Welcome back to The Flyover, your daily noontime(ish) digest of what local media outlets and Twitter-ers are gabbing about.
In the most annoying will he/won’t he spectacle since The Decision, Medaria Arradondo announced this morning that he will not seek a third term as Minneapolis Police Chief. The first Black chief in Minneapolis history, Arradondo, who spent 32 years on the force, says his retirement is unrelated to the events following the murder of George Floyd by an MPD officer. There’s lots to think about here, for example, why did he repeatedly refuse to comment on his future during the months leading up to the ballot question vote, even as he encouraged people to vote against it? Isn’t it weird that we’ve spent so much time over the last several months fretting over his possible retirement instead of asking about his plan to reform the department should the ballot measure fail to pass? And of course, who will Mayor Frey pose with now?
Minnesota’s Omicron Patient Zero: ‘Please, Get the Vax’
The Omicron variant made its way to Minnesota last week, catching a ride with a New York City anime convention attendee named Pete McGinn. It turns out McGinn, a 30-year-old Minneapolis-based healthcare analyst, isn’t just MN’s first Omicron case—with a positive test from November 23, he might be patient zero in the U.S. He’s since done a little media tour, speaking with everyone from the New York Times to ABC News about his COVID diagnosis and experience. The Star Tribune also caught up with McGinn this weekend, and he told the paper the diagnosis surprised him because his symptoms were… not all that bad at all, actually, something he attributes to being vaxxed and boosted. His message to the Omicron-fearful, correspondingly? Get vaxxed and boosted.
Protestors to Prosecutors: See You in Court
In November 2020, Minnesota state troopers arrested 646 protestors on I-94, who were there in response to Trumpy post-election shenanigans and additional social injustices, which are in no short supply these days. The demonstrators, who were supposedly arrested for their safety, were detained up to five hours. While many of those arrested have since accepted plea deals, 280 have refused and are demanding that prosecutors either drop the charges or bring them to trial, J.D. Duggan reports in the Minnesota Reformer. By foot-dragging and gumming up the judicial works, the defendants are essentially protesting the state’s infringement of their right to protest. “We’re trying to be as big of a nuisance as possible,” said Caroline Dahl, one of the protestors.

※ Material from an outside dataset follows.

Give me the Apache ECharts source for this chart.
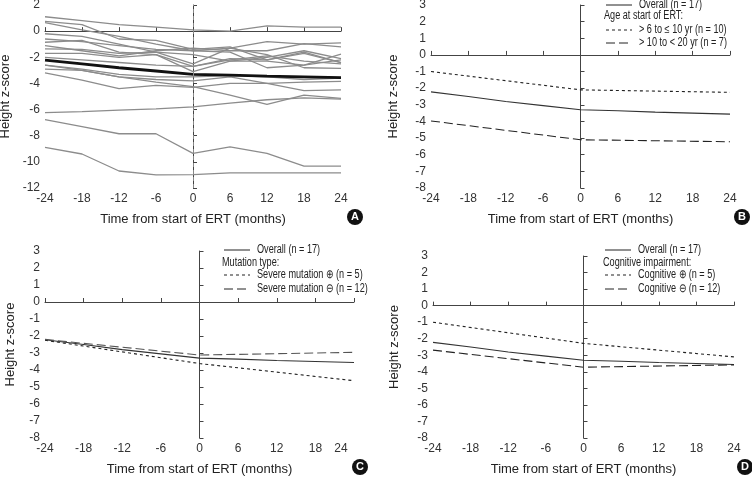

LOOK BELOW FOR ADORABLE OTTER NEWS!
As anyone on the internet knows, otters are hella cute, super goofy creatures who know how to have a good time. Actual proof: The video below. When the winter storm hit Grand Marais, this sweet baby angel came out to frolic like a puppy discovering snow for the first time. That’s it. That’s the otter news. Simply take in the joy from this pure moment of playfulness.